Bisnis.com, JAKARTA — Menteri Keuangan Sri Mulyani Indrawati mengungkapkan pihaknya akan mengevaluasi kebijakan atas Pajak Pertambahan Nilai (PPN) yang selama ini berlaku.
Pasalnya, hingga saat ini, penerimaan dari PPN masih belum optimal karena regulasi yang belum mampu menjawab perkembangan teknologi serta banyaknya pengecualian atas pengenaan PPN.
"PPN yang kita pungut hanya 50 persen dari potensi, jadi ke depan akan kita review apakah perlu dilanjutkan atau direvisi," ujar Sri Mulyani dalam Mandiri Investment Forum 2020, Rabu (5/2/2020).
Tahun lalu, realisasi PPN hanya mencapai Rp532,9 triliun. Nominal ini lebih rendah dibandingkan 2018, di mana realisasinya tercatat mencapai Rp537,3 triliun.
Dengan Produk Domestik Bruto (PDB) nominal 2019 yang diasumsikan sebesar Rp16.011 triliun, VAT ratio pada 2019 tercatat hanya sebesar 3,33 persen. Rasio ini lebih rendah dibandingkan 2018, yang sebesar 3,62 persen.
Baca Juga
VAT gross collection ratio pun tercatat hanya mencapai 59,43 persen, jauh lebih rendah dibandingkan 2018 yang mencapai 64,97 persen.
Kebijakan PPN di Indonesia sebenarnya sering menjadi sorotan dari lembaga internasional. Terbaru, dalam laporan World Bank yang berjudul Aspiring Indonesia: Expanding The Middle Class diterangkan bahwa Indonesia mampu memungut PPN dengan nominal yang sama dengan Thailand dan Malaysia, meski di satu sisi tarif PPN di Indonesia lebih tinggi masing-masing 30 persen dan 40 perse dibandingkan dengan kedua negara tersebut.

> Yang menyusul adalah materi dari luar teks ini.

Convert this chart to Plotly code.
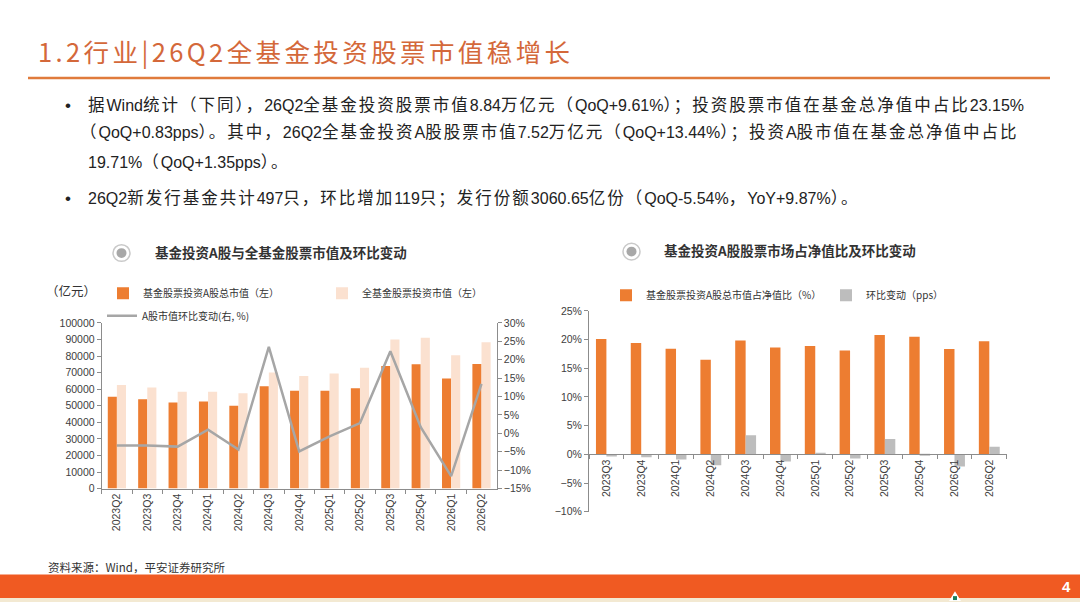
import re
import plotly.graph_objects as go

W, H = 1080, 608

# ---------------- data ----------------
quarters_left = ["2023Q2", "2023Q3", "2023Q4", "2024Q1", "2024Q2", "2024Q3", "2024Q4",
                 "2025Q1", "2025Q2", "2025Q3", "2025Q4", "2026Q1", "2026Q2"]
a_share_mv = [55500, 54000, 52000, 52500, 50000, 61800, 59000, 59000, 60500, 74000, 75000, 66500, 75200]
all_stock_mv = [62500, 61000, 58500, 58500, 57500, 70000, 68000, 69500, 73000, 90000, 91000, 80500, 88400]
a_share_qoq = [-3.3, -3.3, -3.6, 1.0, -4.4, 23.5, -4.9, -0.8, 2.8, 22.3, 1.7, -11.6, 13.44]

quarters_right = ["2023Q3", "2023Q4", "2024Q1", "2024Q2", "2024Q3", "2024Q4",
                  "2025Q1", "2025Q2", "2025Q3", "2025Q4", "2026Q1", "2026Q2"]
a_share_ratio = [20.1, 19.4, 18.4, 16.5, 19.85, 18.6, 18.9, 18.1, 20.8, 20.5, 18.36, 19.71]
ratio_change = [-0.35, -0.5, -0.9, -1.9, 3.35, -1.25, 0.3, -0.7, 2.7, -0.2, -2.1, 1.35]

left_y_ticks = list(range(0, 100001, 10000))
left_y2_range = [-15, 30]
right_y_range = [-10, 25]

# ---------------- styling ----------------
ORANGE = "#ED7D31"
LIGHT = "#FBE1D0"
GREY_LINE = "#A6A6A6"
GREY_BAR = "#BDBDBD"
AXIS = "#8C8C8C"
TXT = "#333333"
LAT = "Liberation Sans, Arial, Noto Sans CJK SC, sans-serif"
CJK = "Noto Sans CJK SC, Liberation Sans, sans-serif"


def px(x):
    return x / W


def py(y):
    return 1 - y / H


fig = go.Figure()

fig.add_trace(go.Bar(x=quarters_left, y=a_share_mv, name="基金股票投资A股总市值（左）",
                     marker=dict(color=ORANGE, line=dict(width=0)), xaxis="x", yaxis="y",
                     legend="legend"))
fig.add_trace(go.Bar(x=quarters_left, y=all_stock_mv, name="全基金股票投资市值（左）",
                     marker=dict(color=LIGHT, line=dict(width=0)), xaxis="x", yaxis="y",
                     legend="legend2"))
fig.add_trace(go.Scatter(x=quarters_left, y=a_share_qoq, name="A股市值环比变动(右, %)",
                         mode="lines", line=dict(color=GREY_LINE, width=2.5),
                         xaxis="x", yaxis="y2", legend="legend3"))

fig.add_trace(go.Bar(x=quarters_right, y=a_share_ratio, name="基金股票投资A股总市值占净值比（%）",
                     marker=dict(color=ORANGE, line=dict(width=0)), xaxis="x3", yaxis="y3",
                     legend="legend4"))
fig.add_trace(go.Bar(x=quarters_right, y=ratio_change, name="环比变动（pps）",
                     marker=dict(color=GREY_BAR, line=dict(width=0)), xaxis="x3", yaxis="y3",
                     legend="legend5"))
for tr in fig.data:
    tr.showlegend = True

# domains
lx = [px(101.7), px(496.7)]
ly = [py(492.3), py(323.3)]
rx = [px(589), px(1006.7)]
ry = [py(516), py(311)]
zero_pos = ry[0] + (0 - right_y_range[0]) / (right_y_range[1] - right_y_range[0]) * (ry[1] - ry[0])

tickfont = dict(family=LAT, size=10.5, color="#404040")
common_axis = dict(showline=True, linecolor=AXIS, linewidth=1, ticks="outside", ticklen=4,
                   tickcolor=AXIS, showgrid=False, zeroline=False, tickfont=tickfont)

fig.update_layout(
    width=W, height=H,
    margin=dict(l=0, r=0, t=0, b=0),
    paper_bgcolor="white", plot_bgcolor="rgba(0,0,0,0)",
    showlegend=True,
    barmode="group", bargap=0.4, bargroupgap=0,
    xaxis=dict(domain=lx, anchor="y", type="category", tickson="boundaries",
               tickangle=-90, **common_axis),
    yaxis=dict(domain=ly, anchor="x", range=[0, 100000], tickvals=left_y_ticks,
               tickformat="d", **common_axis),
    yaxis2=dict(overlaying="y", side="right", anchor="x", range=left_y2_range, dtick=5,
                ticksuffix="%", **common_axis),
    xaxis3=dict(domain=rx, anchor="free", position=zero_pos, type="category",
                tickson="boundaries", tickangle=-90, **common_axis),
    yaxis3=dict(domain=ry, anchor="x3", range=right_y_range, dtick=5, ticksuffix="%",
                **common_axis),
)

legfont = dict(family=CJK, size=10, color=TXT)
legbase = dict(orientation="h", xanchor="left", yanchor="middle", bgcolor="rgba(0,0,0,0)",
               font=legfont, borderwidth=0, itemclick=False, itemdoubleclick=False,
               visible=True)
fig.update_layout(
    legend=dict(x=px(103), y=py(293), **legbase),
    legend2=dict(x=px(322), y=py(293), **legbase),
    legend3=dict(x=px(102), y=py(316), **legbase),
    legend4=dict(x=px(606), y=py(295), **legbase),
    legend5=dict(x=px(826), y=py(295), **legbase),
)

shapes = []
# header rule
shapes.append(dict(type="line", xref="paper", yref="paper", x0=px(28), x1=px(1050),
                   y0=py(73.5), y1=py(73.5), line=dict(color="#E07B3C", width=2.5)))
# footer band
shapes.append(dict(type="rect", xref="paper", yref="paper", x0=0, x1=1, y0=py(604), y1=py(580),
                   line=dict(width=0), fillcolor="#F05A22"))
shapes.append(dict(type="rect", xref="paper", yref="paper", x0=0, x1=1, y0=py(608), y1=py(604),
                   line=dict(width=0), fillcolor="#F3E9D2"))
# logo
shapes.append(dict(type="path", xref="paper", yref="paper",
                   path=f"M {px(949)} {py(607)} L {px(955)} {py(597)} L {px(961)} {py(607)} Z",
                   fillcolor="white", line=dict(width=0)))
shapes.append(dict(type="rect", xref="paper", yref="paper", x0=px(953), x1=px(957),
                   y0=py(606), y1=py(602), fillcolor="#1E7F5C", line=dict(width=0)))
# chart-title icons
for cx, cy in [(121.5, 252), (631.5, 250.5)]:
    shapes.append(dict(type="circle", xref="paper", yref="paper",
                       x0=px(cx - 8.5), x1=px(cx + 8.5), y0=py(cy + 8.5), y1=py(cy - 8.5),
                       fillcolor="white", line=dict(color="#C9C9C9", width=1.5)))
    shapes.append(dict(type="circle", xref="paper", yref="paper",
                       x0=px(cx - 5), x1=px(cx + 5), y0=py(cy + 5), y1=py(cy - 5),
                       fillcolor="#A8A8A8", line=dict(width=0)))
fig.update_layout(shapes=shapes)


def mixed(text, cjk_size=16.5, cjk_spacing=2, lat_size=16):
    """Wrap CJK runs and Latin runs in spans with their own size / spacing."""
    out = []
    for run in re.findall(r"[\x00-\x7f]+|[^\x00-\x7f]+", text):
        if ord(run[0]) < 128:
            out.append(f'<span style="font-size:{lat_size}px">{run}</span>')
        else:
            out.append(f'<span style="font-size:{cjk_size}px;letter-spacing:{cjk_spacing}px">{run}</span>')
    return "".join(out)


def ann(text, x, y, size, color=TXT, family=LAT, xanchor="left", weight=None):
    f = dict(family=family, size=size, color=color)
    if weight:
        f["weight"] = weight
    return dict(text=text, x=px(x), y=py(y), xref="paper", yref="paper", showarrow=False,
                xanchor=xanchor, yanchor="middle", font=f)


body = 17
title_text = '<span style="letter-spacing:3.4px">1.2行业|26Q2全基金投资股票市值稳增长</span>'
annotations = [
    ann(title_text, 36, 45, 25.5, color="#D4683A", family=CJK),
    ann("•", 63, 101, body, color="#222"),
    ann(mixed("据Wind统计（下同），26Q2全基金投资股票市值8.84万亿元（QoQ+9.61%）；投资股票市值在基金总净值中占比23.15%"),
        86, 101, body, color="#222"),
    ann(mixed("（QoQ+0.83pps）。其中，26Q2全基金投资A股股票市值7.52万亿元（QoQ+13.44%）；投资A股市值在基金总净值中占比"),
        78, 129, body, color="#222"),
    ann(mixed("19.71%（QoQ+1.35pps）。"), 86, 159, body, color="#222"),
    ann("•", 63, 196, body, color="#222"),
    ann(mixed("26Q2新发行基金共计497只，环比增加119只；发行份额3060.65亿份（QoQ-5.54%，YoY+9.87%）。"),
        86, 196, body, color="#222"),
    ann("基金投资A股与全基金股票市值及环比变动", 153, 251, 13.5, family=CJK, weight=700),
    ann("基金投资A股股票市场占净值比及环比变动", 662, 249, 13.5, family=CJK, weight=700),
    ann("（亿元）", 44, 290, 12.5, family=CJK),
    ann("资料来源：Wind，平安证券研究所", 46, 572, 11.5, family=CJK),
    ann("4", 1073, 592, 15, color="white", xanchor="right", weight=700),
]
fig.update_layout(annotations=annotations)

fig.write_html("out.html", config={"displayModeBar": False},
               post_script="document.body.style.margin='0';document.body.style.overflow='hidden';")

Masalah ini terutama ditengarai oleh threshold omzet Pengusaha Kena Pajak (PKP) yang terlalu tinggi, mencapai Rp4,8 miliar. Lebih lanjut, tidak ada kewajiban bagi pengusaha untuk dikukuhkan menjadi PKP apabila omzetnya belum mencapai Rp4,8 miliar.
Kurang intensifnya penerimaan PPN ini ditambah lagi dengan banyaknya Barang Kena Pajak dan Jasa Kena Pajak (BKP/JKP) yang dikecualikan dari pengenaan PPN seperti bahan pokok dan lain sebagainya.
Oleh karena itu, World Bank pun menilai Indonesia perlu menurunkan treshold omzet PKP agar penerimaan negara bisa ditingkatkan dan dibelanjakan dalam rangka menyokong pertumbuhan masyarakat kelas menengah.